Derivation and numerical resolution of 2D shallow water equations for multi-regime flows of Herschel–Bulkley fluids

Abstract

This paper presents mathematical modelling and simulation of thin free-surface flows of viscoplastic fluids with a Herschel–Bulkley rheology over complex topographies with basal perturbations. Using the asymptotic expansion method, depth-averaged models (lubrication and shallow water type models) are derived for 3D (three-dimensional) multi-regime flows on non-flat inclined topographies with varying basal slipperiness. Starting from the Navier–Stokes equations, two flow regimes corresponding to different balances between shear and pressure forces are presented. Flow models corresponding to these regimes are calculated as perturbations of the zeroth-order solutions.
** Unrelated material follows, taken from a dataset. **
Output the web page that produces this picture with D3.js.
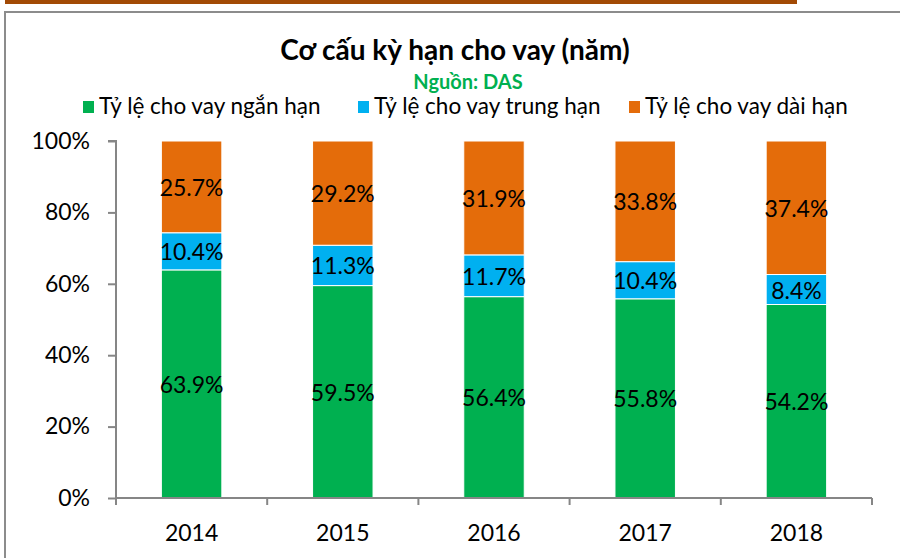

The classical reference models in the literature are recovered by considering their respective cases on a flat-inclined surface. In the second regime case, a pressure term is non-negligible. Mathematically, it leads to a corrective term to the classical regime equations. Flow solutions of the two regimes are compared; the difference appears in particular in the vicinity of sharp changes of slopes. Nonetheless, both regime models are compared with experiments and are found to be in good agreement. Furthermore, numerical examples are shown to illustrate the robustness of the present shallow water models to simulate viscoplastic flows in 3D and over an inclined topography with local perturbations in basal elevation and basal slipperiness. The derived models are adequate for direct (engineering and geophysical) applications to real-world flow problems presenting Herschel–Bulkley rheology like lava and mud flows.